Langkah media sosial
Langkah pelarangan promosi serupa juga telah diambil oleh Twitter. Selain itu, Twitter juga memperbolehkan instansi pemerintahan untuk memasang iklan yang berkaitan dengan Covid-19.
Twitter juga telah bekerja sama dengan Organisasi Kesehatan Dunia (WHO) ataupun otoritas kesehatan di banyak negara untuk mempermudah akses pengguna terhadap informasi otoritatif.
Di Indonesia, apabila pengguna melakukan pencarian menggunakan kata kunci yang terkait dengan virus korona ataupun wabah Covid-19, Twitter akan menunjukkan tautan menuju situs resmi ataupun akun Twitter resmi Kementerian Kesehatan.
CEO Google Sundar Pichai, Minggu (15/3/2020), mengatakan, Youtube akan terus melakukan take down terhadap video yang berisi misinformasi yang tidak akurat secara medis. Sejak akhir Januari 2020, Pichai mengklaim pihaknya telah menutup ribuan video yang berpotensi memberikan informasi palsu.
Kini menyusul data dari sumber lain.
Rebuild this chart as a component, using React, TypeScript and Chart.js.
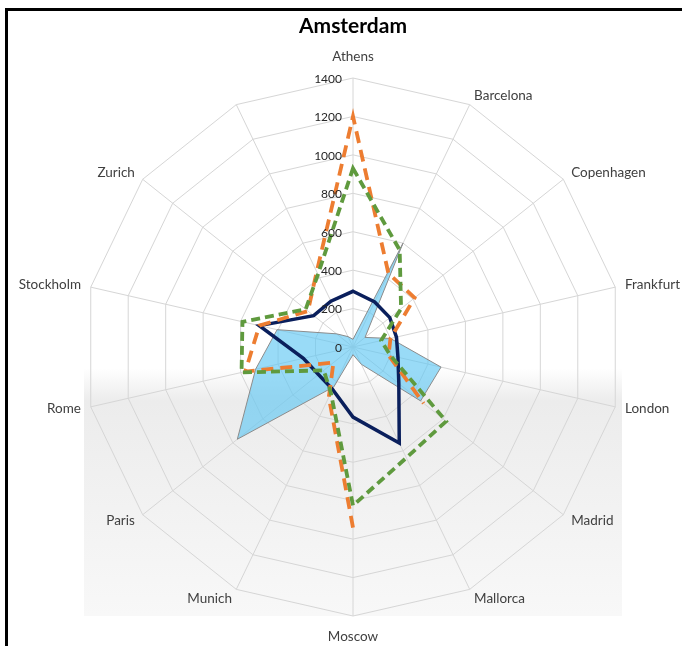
import { useEffect, useRef } from 'react';
import { Chart, registerables } from 'chart.js';

Chart.register(...registerables);

const chartTitle = 'Amsterdam';
const categories = ['Athens', 'Barcelona', 'Copenhagen', 'Frankfurt', 'London', 'Madrid', 'Mallorca', 'Moscow', 'Munich', 'Paris', 'Rome', 'Stockholm', 'Zurich', ''];
const seriesArea = [40, 600, 80, 200, 470, 450, 100, 40, 230, 770, 520, 405, 110, 60];
const seriesNavy = [290, 260, 245, 232, 240, 305, 555, 365, 245, 230, 265, 500, 262, 265];
const seriesOrange: (number | null)[] = [1200, 425, 410, 200, 190, 470, null, 940, 290, 130, 575, 500, 300, 435];
const seriesGreen = [930, 560, 320, 150, 200, 620, 640, 825, 265, 195, 595, 590, 315, 420];
const axisMin = 0;
const axisMax = 1400;
const axisStep = 200;

const FONT = 'Lato, "Open Sans", "DejaVu Sans", sans-serif';

const overlayPlugin = {
  id: 'overlay',
  beforeDraw(chart: any) {
    const s = chart.scales.r;
    const ctx = chart.ctx as CanvasRenderingContext2D;
    const R = s.drawingArea;
    const x0 = s.xCenter - R;
    const y0 = s.yCenter - R;
    const g = ctx.createLinearGradient(0, y0, 0, y0 + 2 * R);
    g.addColorStop(0, '#ffffff');
    g.addColorStop(0.54, '#ffffff');
    g.addColorStop(0.6, '#ececec');
    g.addColorStop(1, '#f8f8f8');
    ctx.save();
    ctx.fillStyle = g;
    ctx.fillRect(x0, y0, 2 * R, 2 * R);
    ctx.restore();
  },
  afterDraw(chart: any) {
    const s = chart.scales.r;
    const ctx = chart.ctx as CanvasRenderingContext2D;
    const R = s.drawingArea;
    ctx.save();
    // tick labels
    ctx.font = `12px ${FONT}`;
    ctx.fillStyle = '#262626';
    ctx.textAlign = 'right';
    ctx.textBaseline = 'middle';
    s.ticks.forEach((t: any) => {
      const d = s.getDistanceFromCenterForValue(t.value);
      ctx.fillText(String(t.value), s.xCenter - 11, s.yCenter - d + 1);
    });
    // point labels
    ctx.font = `13.5px ${FONT}`;
    ctx.fillStyle = '#404040';
    categories.forEach((label, i) => {
      if (!label) return;
      const probe = s.getPointPosition(i, R);
      const c = Math.cos(probe.angle);
      const centered = Math.abs(c) < 0.01;
      const pos = s.getPointPosition(i, R + (centered ? 21 : 10));
      ctx.textAlign = centered ? 'center' : c > 0 ? 'left' : 'right';
      ctx.fillText(label, pos.x, pos.y);
    });
    // title
    ctx.font = `bold 21px ${FONT}`;
    ctx.fillStyle = '#000000';
    ctx.textAlign = 'center';
    ctx.fillText(chartTitle, s.xCenter, 26);
    ctx.restore();
  },
};

export default function App() {
  const ref = useRef<HTMLCanvasElement>(null);
  useEffect(() => {
    const canvas = ref.current;
    if (!canvas) return;
    const chart = new Chart(canvas, {
      type: 'radar',
      data: {
        labels: categories,
        datasets: [
          {
            label: 'Series 1',
            data: seriesArea,
            backgroundColor: 'rgba(95,198,242,0.64)',
            borderColor: '#8c8c8c',
            borderWidth: 1,
            fill: true,
            pointRadius: 0,
            order: 4,
          },
          {
            label: 'Series 2',
            data: seriesNavy,
            borderColor: '#0a1f5c',
            borderWidth: 3.5,
            fill: false,
            pointRadius: 0,
            borderJoinStyle: 'miter',
            order: 3,
          },
          {
            label: 'Series 3',
            data: seriesOrange,
            borderColor: '#ed7d31',
            borderWidth: 3.8,
            borderDash: [12, 7],
            fill: false,
            pointRadius: 0,
            spanGaps: false,
            order: 2,
          },
          {
            label: 'Series 4',
            data: seriesGreen,
            borderColor: '#5f9a3e',
            borderWidth: 3.8,
            borderDash: [9, 5],
            fill: false,
            pointRadius: 0,
            order: 1,
          },
        ] as any,
      },
      options: {
        responsive: false,
        animation: false,
        layout: { padding: { left: 84, top: 78, right: 98, bottom: 30 } },
        plugins: { legend: { display: false }, tooltip: { enabled: false }, title: { display: false } },
        elements: { line: { tension: 0 } },
        scales: {
          r: {
            min: axisMin,
            max: axisMax,
            ticks: { stepSize: axisStep, display: false },
            pointLabels: { display: false },
            grid: { color: '#d6d6d6', lineWidth: 1 },
            angleLines: { color: '#d6d6d6', lineWidth: 1 },
          },
        },
      } as any,
      plugins: [overlayPlugin],
    });
    return () => chart.destroy();
  }, []);

  return (
    <div style={{ position: 'fixed', left: 0, top: 0, width: 682, height: 646, overflow: 'hidden', background: '#ffffff' }}>
      <div
        style={{
          position: 'absolute',
          left: 5,
          top: 8,
          width: 760,
          height: 720,
          borderLeft: '3px solid #000',
          borderTop: '3px solid #000',
        }}
      />
      <canvas ref={ref} width={720} height={646} style={{ position: 'absolute', left: 0, top: 0, width: 720, height: 646 }} />
    </div>
  );
}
Pichai juga menegaskan bahwa Play Store melarang aplikasi Android yang bertujuan mengeksploitasi peristiwa tragis seperti bencana alam ataupun wabah penyakit.
”Sejak akhir Januari, Google Ads telah memblokir iklan yang bertujuan mengapitalisasi penyebaran virus korona,” kata Pichai.
Sejak merebaknya Covid-19 ke seluruh dunia, masyarakat terus mencari informasi mengenai wabah ini. Google mencatat ada peningkatan pencarian yang terkait dengan virus korona meningkat 260 persen selama Februari–Maret 2020.
Pemenuhan informasi
Pencarian melalui Google ini juga menunjukkan kekhawatiran dan kecemasan masyarakat yang tinggi terhadap peluang penularan wabah ini kepada dirinya.
Pakar komunikasi digital dari Universitas Indonesia, Firman Kurniawan, mengatakan, masyarakat yang cemas dan khawatir akan terus membutuhkan kepastian informasi.
Dalam kondisi ini, apabila kebutuhan informasi tidak terpenuhi dengan keterangan yang jelas, masyarakat akan menerima seluruh informasi—baik itu akurat maupun melenceng.
”Informasi yang tidak berkualitas akan dikonsumsi; yang penting menenangkan diri,” kata Firman.
Menurut Firman, apabila melihat tingkat penularan yang sangat cepat, setiap orang akan merasa peluangnya untuk tertular itu tinggi. Dalam kondisi tersebut, masyarakat sangat haus akan informasi mengenai Covid-19.
Untuk itu, Firman meminta pemerintah untuk menyampaikan informasi dengan lebih transparan dan komprehensif, seperti menyampaikan kondisi rumah sakit, kesiapan fasilitas, dan tenaga medis di Indonesia.
”Informasi itulah yang menenangkan masyarakat sehingga mereka tidak mengonsumsi hoaks,” kata Firman.